**Dataset content**
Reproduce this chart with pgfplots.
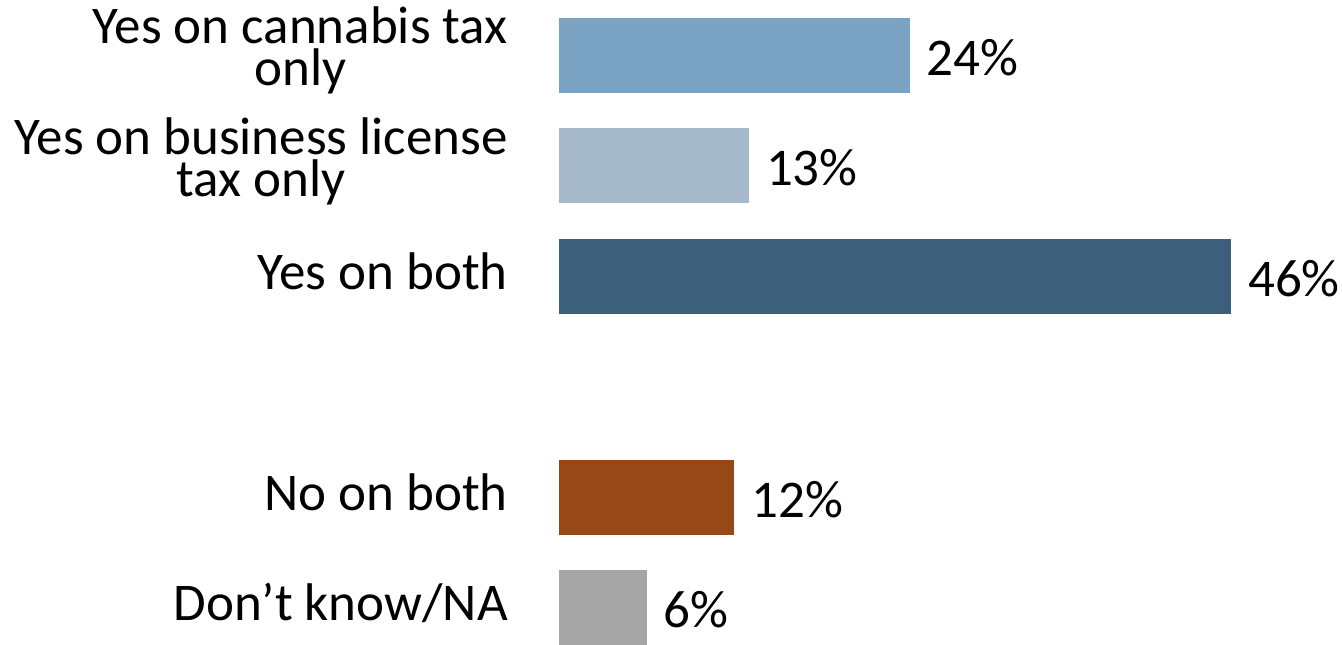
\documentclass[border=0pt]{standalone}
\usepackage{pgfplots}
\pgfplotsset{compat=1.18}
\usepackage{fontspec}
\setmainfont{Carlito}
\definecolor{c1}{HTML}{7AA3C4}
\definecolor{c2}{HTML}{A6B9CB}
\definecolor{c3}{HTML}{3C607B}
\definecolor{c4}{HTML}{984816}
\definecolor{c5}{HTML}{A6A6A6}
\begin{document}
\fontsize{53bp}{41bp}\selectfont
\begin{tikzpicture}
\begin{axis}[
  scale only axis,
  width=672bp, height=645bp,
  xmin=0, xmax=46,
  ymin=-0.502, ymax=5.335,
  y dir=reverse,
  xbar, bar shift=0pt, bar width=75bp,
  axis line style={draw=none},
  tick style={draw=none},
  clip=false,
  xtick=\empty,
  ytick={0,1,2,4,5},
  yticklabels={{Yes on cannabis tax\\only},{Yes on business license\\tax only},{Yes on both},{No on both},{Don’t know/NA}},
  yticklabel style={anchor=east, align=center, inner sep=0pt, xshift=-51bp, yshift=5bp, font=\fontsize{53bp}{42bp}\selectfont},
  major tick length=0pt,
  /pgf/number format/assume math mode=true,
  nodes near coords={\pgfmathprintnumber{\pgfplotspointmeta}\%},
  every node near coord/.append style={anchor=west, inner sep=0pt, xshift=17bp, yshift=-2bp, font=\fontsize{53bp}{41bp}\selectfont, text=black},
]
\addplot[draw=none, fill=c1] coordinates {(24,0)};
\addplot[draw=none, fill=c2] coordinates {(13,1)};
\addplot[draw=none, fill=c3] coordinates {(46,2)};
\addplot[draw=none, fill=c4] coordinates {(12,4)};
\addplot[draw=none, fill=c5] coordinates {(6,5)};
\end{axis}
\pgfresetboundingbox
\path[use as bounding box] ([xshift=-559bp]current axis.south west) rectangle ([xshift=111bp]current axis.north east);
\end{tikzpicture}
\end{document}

**Exercise brief**
With the pictures left out, transcribe the material exactly.

**Correct response**
Reproduce this chart with pgfplots.
\documentclass[border=0pt]{standalone}
\usepackage{pgfplots}
\pgfplotsset{compat=1.18}
\usepackage{fontspec}
\setmainfont{Carlito}
\definecolor{c1}{HTML}{7AA3C4}
\definecolor{c2}{HTML}{A6B9CB}
\definecolor{c3}{HTML}{3C607B}
\definecolor{c4}{HTML}{984816}
\definecolor{c5}{HTML}{A6A6A6}
\begin{document}
\fontsize{53bp}{41bp}\selectfont
\begin{tikzpicture}
\begin{axis}[
  scale only axis,
  width=672bp, height=645bp,
  xmin=0, xmax=46,
  ymin=-0.502, ymax=5.335,
  y dir=reverse,
  xbar, bar shift=0pt, bar width=75bp,
  axis line style={draw=none},
  tick style={draw=none},
  clip=false,
  xtick=\empty,
  ytick={0,1,2,4,5},
  yticklabels={{Yes on cannabis tax\\only},{Yes on business license\\tax only},{Yes on both},{No on both},{Don’t know/NA}},
  yticklabel style={anchor=east, align=center, inner sep=0pt, xshift=-51bp, yshift=5bp, font=\fontsize{53bp}{42bp}\selectfont},
  major tick length=0pt,
  /pgf/number format/assume math mode=true,
  nodes near coords={\pgfmathprintnumber{\pgfplotspointmeta}\%},
  every node near coord/.append style={anchor=west, inner sep=0pt, xshift=17bp, yshift=-2bp, font=\fontsize{53bp}{41bp}\selectfont, text=black},
]
\addplot[draw=none, fill=c1] coordinates {(24,0)};
\addplot[draw=none, fill=c2] coordinates {(13,1)};
\addplot[draw=none, fill=c3] coordinates {(46,2)};
\addplot[draw=none, fill=c4] coordinates {(12,4)};
\addplot[draw=none, fill=c5] coordinates {(6,5)};
\end{axis}
\pgfresetboundingbox
\path[use as bounding box] ([xshift=-559bp]current axis.south west) rectangle ([xshift=111bp]current axis.north east);
\end{tikzpicture}
\end{document}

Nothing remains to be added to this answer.